Just a short update to share some good news: I’ve been published in New Writing Scotland 40: nobody remembers the birdman by the Association for Scottish Literature!
I’m thrilled that my short story, Shriek Song, found a home in the collection and that it can be enjoyed by readers in Scotland and beyond.
Shriek Song is the titular story from the collection I worked on during my Creative Writing Master’s. It observes a strange encounter between a girl and a banshee during a wild storm in the Irish countryside. Of course, it’s about everything I love writing about: women and the female tongue, myths and landscapes.
In fact, Shriek Song was one of the fastest and easiest short stories I’ve ever written as the idea came to me so wholly and completely. I really enjoyed reimagining a Celtic myth through a feminist lens, and hope that readers enjoy the uncanny experience of listening to the shriek of a banshee a little differently. They say if you listen closely, it’s not a cry after all…
You can find out more about New Writing Scotland and order a copy of the anthology here.

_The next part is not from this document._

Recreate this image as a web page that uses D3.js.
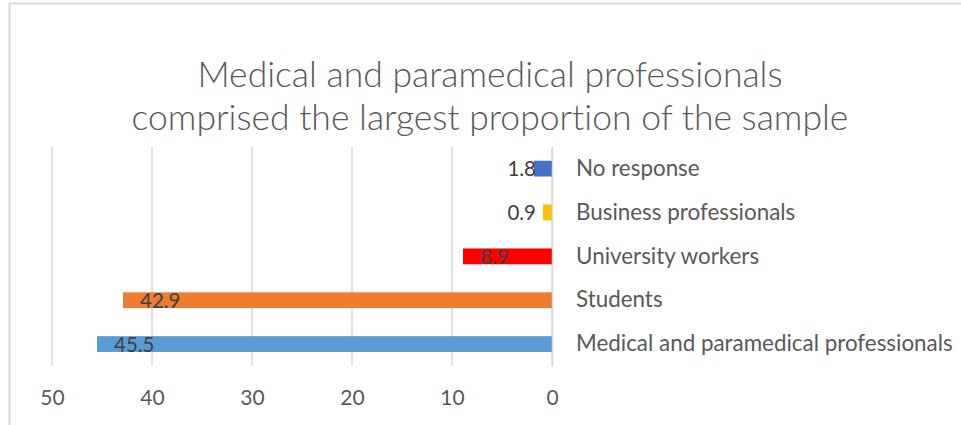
<!DOCTYPE html>
<html>
<head>
<meta charset="utf-8">
<script src="https://cdn.jsdelivr.net/npm/d3@7"></script>
<style>
  body { margin: 0; background: #fff; }
  svg { display: block; }
  text { font-variant-ligatures: none; }
</style>
</head>
<body>
<script>
// data, top to bottom as drawn
var categories = ["No response", "Business professionals", "University workers", "Students", "Medical and paramedical professionals"];
var values = [1.8, 0.9, 8.9, 42.9, 45.5];
var barColors = ["#4472C4", "#FFC000", "#FF0000", "#ED7D31", "#5B9BD5"];
var tickValues = [0, 10, 20, 30, 40, 50];
var titleLines = ["Medical and paramedical professionals", "comprised the largest proportion of the sample"];

var svgWidth = 961, svgHeight = 425;
var font = "Lato, 'Open Sans', sans-serif";
var plotTop = 146.7, plotBottom = 366;

var svg = d3.select("body").append("svg")
    .attr("width", svgWidth)
    .attr("height", svgHeight);

// chart border (only top and left visible)
svg.append("path")
    .attr("d", "M9.5,425 V3.5 H961")
    .attr("fill", "none")
    .attr("stroke", "#D9D9D9")
    .attr("stroke-width", 2);

// title
svg.append("g").selectAll("text")
    .data(titleLines)
    .enter()
    .append("text")
    .attr("x", 490)
    .attr("y", (d, i) => 87 + i * 43)
    .attr("text-anchor", "middle")
    .attr("font-family", font)
    .attr("font-weight", 300)
    .attr("font-size", "35.5px")
    .attr("fill", "#595959")
    .text(d => d);

// scales: reversed x axis, 0 on the right
var x = d3.scaleLinear()
    .domain([0, 50])
    .range([552, 52]);

var y = d3.scaleBand()
    .domain(categories)
    .range([plotTop, plotBottom])
    .paddingInner(0.64)
    .paddingOuter(0.32);

// gridlines
svg.append("g").selectAll("line")
    .data(tickValues)
    .enter()
    .append("line")
    .attr("x1", d => x(d))
    .attr("x2", d => x(d))
    .attr("y1", plotTop)
    .attr("y2", plotBottom)
    .attr("stroke", "#D9D9D9")
    .attr("stroke-width", 1.5);

// x axis labels
var xAxis = d3.axisBottom(x)
    .tickValues(tickValues)
    .tickSize(0)
    .tickPadding(0);

var xg = svg.append("g")
    .attr("transform", "translate(0,397)")
    .call(xAxis);
xg.select(".domain").remove();
xg.selectAll("text")
    .attr("font-family", font)
    .attr("font-size", "21px")
    .attr("fill", "#595959")
    .attr("dy", "0.36em")
    .attr("y", 0);

// bars
svg.append("g").selectAll("rect")
    .data(values)
    .enter()
    .append("rect")
    .attr("x", d => x(d))
    .attr("y", (d, i) => y(categories[i]))
    .attr("width", d => x(0) - x(d))
    .attr("height", y.bandwidth())
    .attr("fill", (d, i) => barColors[i]);

// category labels on the right of the 0 axis
var yAxis = d3.axisRight(y)
    .tickSize(0)
    .tickPadding(24);

var yg = svg.append("g")
    .attr("transform", `translate(${x(0)},0)`)
    .call(yAxis);
yg.select(".domain")
    .attr("stroke", "#D9D9D9")
    .attr("stroke-width", 1.5);
yg.selectAll("text")
    .attr("font-family", font)
    .attr("font-size", "22.4px")
    .attr("fill", "#595959");

// value labels: inside end, pushed left for short bars
var labels = svg.append("g").selectAll("text")
    .data(values)
    .enter()
    .append("text")
    .attr("y", (d, i) => y(categories[i]) + y.bandwidth() / 2)
    .attr("dy", "0.38em")
    .attr("text-anchor", "start")
    .attr("font-family", font)
    .attr("font-size", "20.5px")
    .attr("fill", "#404040")
    .text(d => d.toFixed(1));

labels.each(function (d) {
    var w = this.getComputedTextLength();
    var start = Math.min(x(d) + 17, x(0) - 16 - w);
    d3.select(this).attr("x", start);
});
</script>
</body>
</html>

And here’s a sneak peek of the opening lines of Shriek Song:
There is a girl. She lives under a green-tinged roof in the middle of nowhere. She lives on an island that was once inhabited by giants and witches but now it is just humans and not so many of them as the girl lives far enough away from anyone else that she must walk for miles to get to the shop or to the pub.
Maybe there was once an old woman here who knew which herbs could heal a person and which ones would cause a slow and painful death. Maybe there used to be huge battles between the tribes and if you listen closely on a quiet day, you can still hear the sounds of swords swinging through the air. Maybe the land under the girl’s feet is saturated with the bones of her ancestors. She belongs to this earth and it belongs to her.
Maybe she’s just a girl who lives under a green-tinged roof in the middle of nowhere.
She’s not a girl, not really. She’s at that in-between stage where everything she does seems to catch on the world around her. She lives with her father who works long hours and drinks long nights. Every day that passes means she is one day less a girl and one day more a woman. Time has been taking from her all the things she loves.